Engineering hydrogen-bonded molecular crystals built from derivatives of hexaphenylbenzene and related compounds

Hexakis[4-(2,4-diamino-1,3,5-triazin-6-yl)phenyl]benzene (4) incorporates a disc-shaped hexaphenylbenzene core and six peripheral diaminotriazine groups that can engage in hydrogen bonding according to established motifs. Under all conditions examined, compound 4 crystallizes as planned to give closely related noninterpenetrated three-dimensional networks built from sheets in which each molecule has six hydrogen-bonded neighbors. In the structure of compound 4, the number of hydrogen bonds per molecule and the percentage of volume accessible to guests approach the highest values so far observed in molecular networks.
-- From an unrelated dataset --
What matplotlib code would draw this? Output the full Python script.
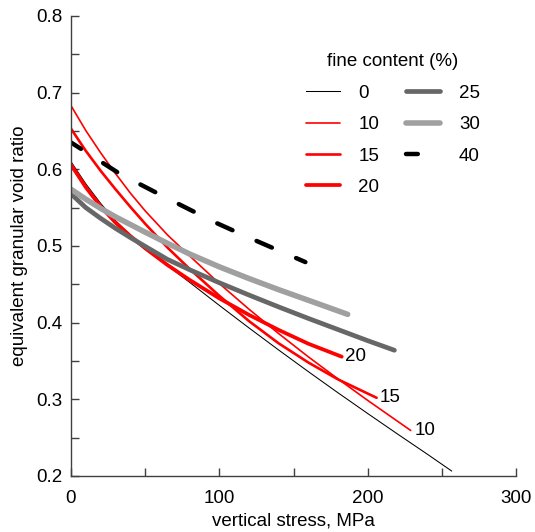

Analogue 5 (which has the same hexaphenylbenzene core but only four diaminotriazine groups at the 1,2,4,5-positions) and analogue 7 (in which the two unsubstituted phenyl groups of compound 5 are replaced by methyl groups) crystallize according to a closely similar pattern. Analogues with flatter pentaphenylbenzene or tetraphenylbenzene cores crystallize differently, underscoring the importance of maintaining a consistent molecular shape in attempts to engineer crystals with predetermined properties.